* Direction *
The line containing "(0,0) rectangle (883,1394);" marks the end: extract everything from the first line of the data through that line, exactly, with no pictures.

* Material provided *
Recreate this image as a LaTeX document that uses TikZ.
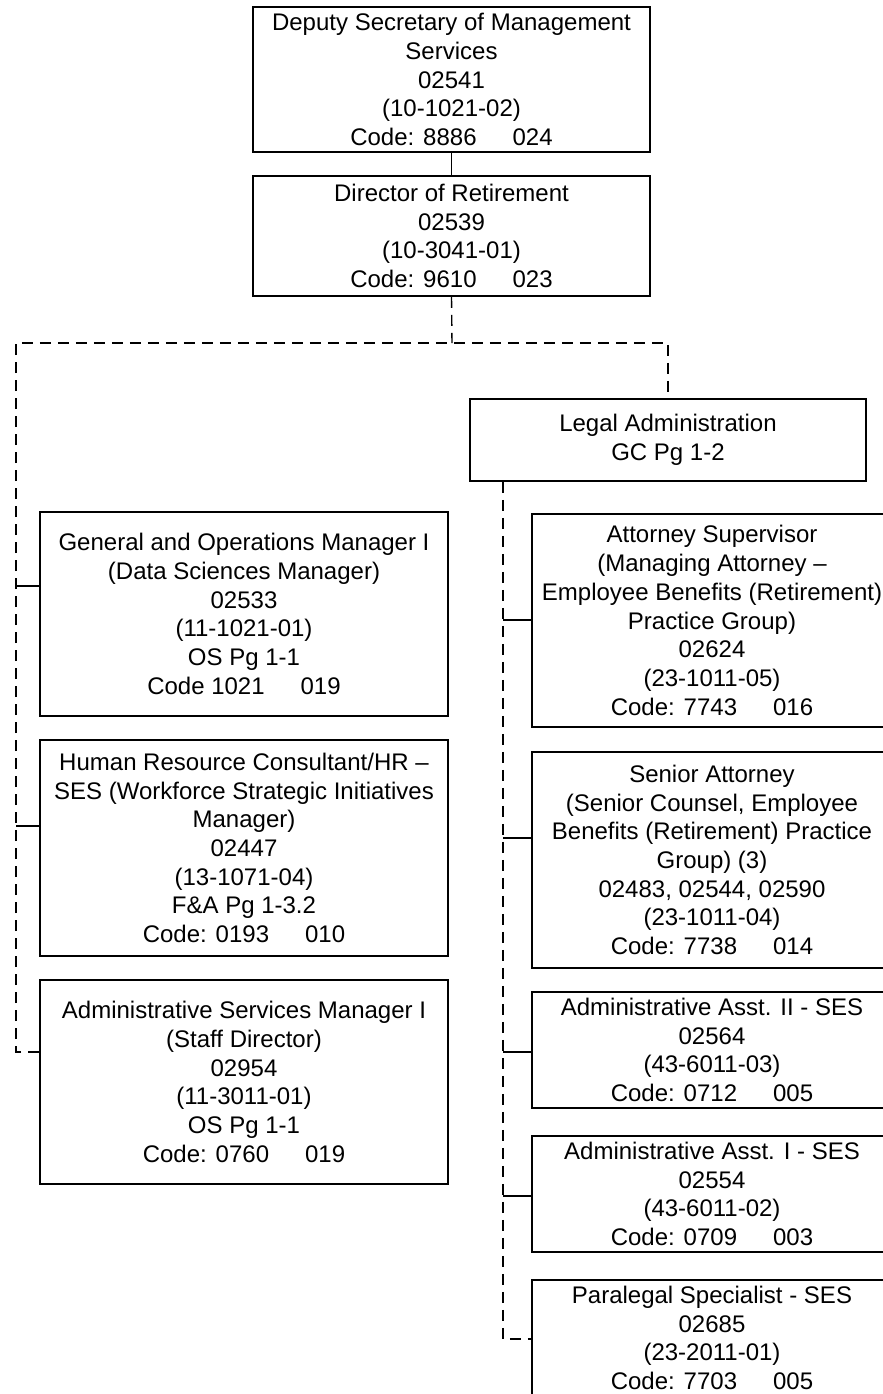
\documentclass[tikz,border=0pt]{standalone}
\usepackage{fontspec}
\setmainfont{Liberation Sans}
\newcommand{\codegap}{\hspace*{1.5em}}
\begin{document}
\begin{tikzpicture}[x=0.5pt,y=-0.5pt,
  box/.style={draw, line width=0.85pt, rectangle, inner sep=0pt, align=center,
              font=\fontsize{12}{14.35}\selectfont},
  leftbox/.style={box, minimum width=204pt},
  rightbox/.style={box, minimum width=180pt},
  link/.style={line width=0.75pt},
  dashlink/.style={line width=0.7pt, dash pattern=on 5.5pt off 3.5pt}]
\useasboundingbox (0,0) rectangle (883,1394);

% top of the chart
\node[box, minimum width=198.5pt, minimum height=72.5pt] (dep) at (451.5,79.5)
  {Deputy Secretary of Management\\Services\\02541\\(10-1021-02)\\Code: 8886\codegap 024};
\node[box, minimum width=198.5pt, minimum height=60pt] (dir) at (451.5,236)
  {Director of Retirement\\02539\\(10-3041-01)\\Code: 9610\codegap 023};
\node[box, minimum width=198pt, minimum height=41pt] (legal) at (668,440)
  {Legal Administration\\GC Pg 1-2};

% left column
\node[leftbox, minimum height=102pt] (gen) at (244,614)
  {General and Operations Manager I\\(Data Sciences Manager)\\02533\\(11-1021-01)\\OS Pg 1-1\\Code 1021\codegap 019};
\node[leftbox, minimum height=108pt] (hr) at (244,848)
  {Human Resource Consultant/HR –\\SES (Workforce Strategic Initiatives\\Manager)\\02447\\(13-1071-04)\\F\&A Pg 1-3.2\\Code: 0193\codegap 010};
\node[leftbox, minimum height=102pt] (asm) at (244,1082)
  {Administrative Services Manager I\\(Staff Director)\\02954\\(11-3011-01)\\OS Pg 1-1\\Code: 0760\codegap 019};

% right column
\node[rightbox, minimum height=106.5pt] (atty) at (712,620.5)
  {Attorney Supervisor\\(Managing Attorney –\\Employee Benefits (Retirement)\\Practice Group)\\02624\\(23-1011-05)\\Code: 7743\codegap 016};
\node[rightbox, minimum height=108pt] (sen) at (712,860)
  {Senior Attorney\\(Senior Counsel, Employee\\Benefits (Retirement) Practice\\Group) (3)\\02483, 02544, 02590\\(23-1011-04)\\Code: 7738\codegap 014};
\node[rightbox, minimum height=58pt] (aa2) at (712,1050)
  {Administrative Asst. II - SES\\02564\\(43-6011-03)\\Code: 0712\codegap 005};
\node[rightbox, minimum height=58pt] (aa1) at (712,1194)
  {Administrative Asst. I - SES\\02554\\(43-6011-02)\\Code: 0709\codegap 003};
\node[rightbox, minimum height=58pt] (para) at (712,1338)
  {Paralegal Specialist - SES\\02685\\(23-2011-01)\\Code: 7703\codegap 005};

% junction points of the connector lines
\coordinate (jn) at (452,343);
\coordinate (lc) at (16,343);
\coordinate (rc) at (668,343);
\coordinate (lb) at (16,1052);
\coordinate (rb) at (503,1339);
\coordinate (l1) at (16,586);
\coordinate (l2) at (16,826);
\coordinate (r1) at (503,620);
\coordinate (r2) at (503,838);
\coordinate (r3) at (503,1052);
\coordinate (r4) at (503,1196);

% solid reporting line
\draw[link] (dep.south) -- (dir.south |- dep.south) -- (dir.north);

% dashed reporting lines
\draw[dashlink] (dir.south) -- (jn);
\draw[dashlink] (lb -| asm.west) -- (lb) -- (lc) -- (rc) -- (legal.north);
\draw[dashlink] (legal.south west -| rb) -- (rb) -- (rb -| para.west);

% solid ticks to the boxes
\draw[link] (l1) -- (l1 -| gen.west);
\draw[link] (l2) -- (l2 -| hr.west);
\draw[link] (r1) -- (r1 -| atty.west);
\draw[link] (r2) -- (r2 -| sen.west);
\draw[link] (r3) -- (r3 -| aa2.west);
\draw[link] (r4) -- (r4 -| aa1.west);
\end{tikzpicture}
\end{document}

* Worked answer *
Recreate this image as a LaTeX document that uses TikZ.
\documentclass[tikz,border=0pt]{standalone}
\usepackage{fontspec}
\setmainfont{Liberation Sans}
\newcommand{\codegap}{\hspace*{1.5em}}
\begin{document}
\begin{tikzpicture}[x=0.5pt,y=-0.5pt,
  box/.style={draw, line width=0.85pt, rectangle, inner sep=0pt, align=center,
              font=\fontsize{12}{14.35}\selectfont},
  leftbox/.style={box, minimum width=204pt},
  rightbox/.style={box, minimum width=180pt},
  link/.style={line width=0.75pt},
  dashlink/.style={line width=0.7pt, dash pattern=on 5.5pt off 3.5pt}]
\useasboundingbox (0,0) rectangle (883,1394);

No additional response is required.